Joe HALDEMAN
FOLIO
256pp - 9,40 €
Critique parue en octobre 2002 dans Bifrost n° 28
[Critique commune à Le Message et Le Vieil Homme et son double.]
Après un purgatoire d'une bonne décennie, l'œuvre de Joe Haldeman connaît depuis peu un retour en grâce auprès des éditeurs français. On peut ainsi découvrir cette année trois de ses romans récents — un vrai chef-d'œuvre non S-F chez Denoël, Les Deux morts de John Speidel, et les deux ouvrages dont il est question ici. Autant le dire d'entrée : il s'agit, pour ces derniers, de livres relativement mineurs, mais non dénués de qualités.
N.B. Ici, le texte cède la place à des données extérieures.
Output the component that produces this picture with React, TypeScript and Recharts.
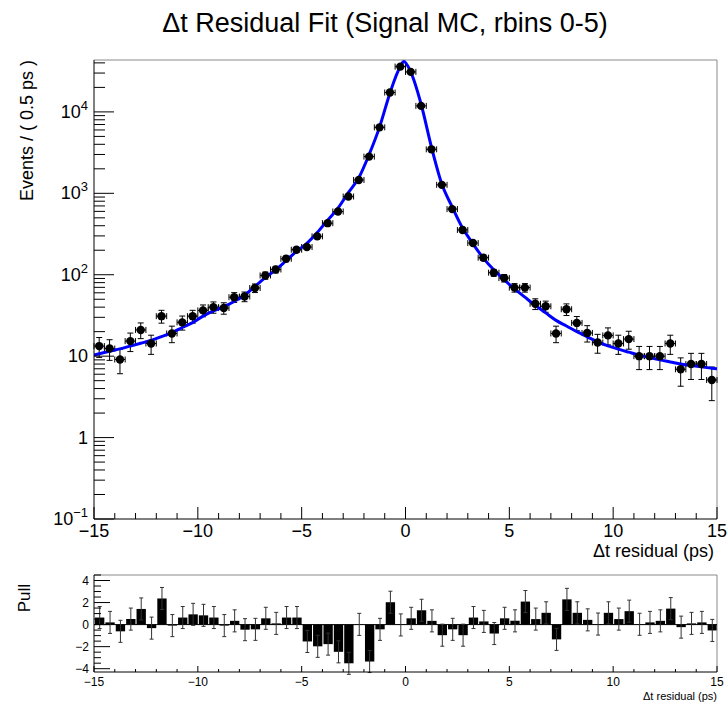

Le Message est le plus classique, du moins sur le fond. Dans un futur proche, une scientifique américaine reçoit de l'espace un message qui, une fois décrypté, se révèle fort simple : NOUS VENONS, répété soixante fois. Sa source ? Un objet en approche frôlant la vitesse de la lumière, qui atteindra la Terre trois mois plus tard, pour le Jour de l'An. Essentiellement, la suite du livre examine les conséquences de cette nouvelle sur la politique, la diplomatie et le quotidien des États-Unis durant ce laps de temps. Sauf que rien n'est aussi simple qu'il n'y paraît, ni chez les visiteurs annoncés, ni chez ceux qui attendent leur venue avec des sentiments mêlés… et des intérêts contradictoires.
On le voit, on est ici en terrain connu, balisé — et traité au cinéma avec Contact, adapté d'un roman de Carl Sagan, ou The Arrival. Le style, en vignettes nerveuses abondamment dialoguées, rappelle celui d'un film. (La structure, tout en changements de point de vue au gré du ballet des personnages, évoque certains Altman.) Haldeman réussit en outre à surprendre et à séduire par la crédibilité de l'avenir décrit, très fouillé, rendu par une multitude de petits détails semble-t-il anodins, et par la résolution de l'intrigue, assez surprenante. Bref, un divertissement intelligent. Le Vieil homme et son double est un tantinet plus ambitieux — la novella qui lui sert de base a d'ailleurs réalisé le doublé Nebula/Hugo, ce qui n'est pas si fréquent. Ici, tout part de la rencontre d'un érudit et d'un escroc. Spécialiste d'Hemingway, l'érudit envisage un article sur les œuvres de jeunesse perdues de l'écrivain… jusqu'à ce que l'escroc le persuade de les « découvrir » (autrement dit, de rédiger sur machine à écrire et papier d'époque des pastiches plus vrais que nature). Mais ce serait sans compter sur certains êtres qui veillent sur la trame des possibles et qui estiment que la supercherie, menée à son terme, mettrait en péril la structure du réel, vu la place que l'image de l'œuvre d'Hemingway occupe dans la psyché américaine et, partant, mondiale. L'érudit devra donc mourir… plusieurs fois, au besoin.
Cette idée tordue permet à notre auteur de s'en donner à cœur joie sur le registre des univers parallèles et des paradoxes temporels, jusqu'au vertige. (Ce n'est sans doute pas pour rien que le texte cite Heinlein, coupable de deux des traitements définitifs de ces questions.) Mais l'ouvrage vaut aussi par le jeu sur les écrits d'Hemingway, y compris quelques extraits de « pages perdues » très réussis, et par le montage de la supercherie littéraire. Un livre goûteux comme un cuba libre.
Voici donc deux romans futés, plaisants et, ce qui ne gâte rien, traduits à la perfection par deux des meilleurs professionnels du domaine. S'ils sont, oui, mineurs, c'est comme Mozart à l'occasion : cent coudées au-dessus de la concurrence, tout de même.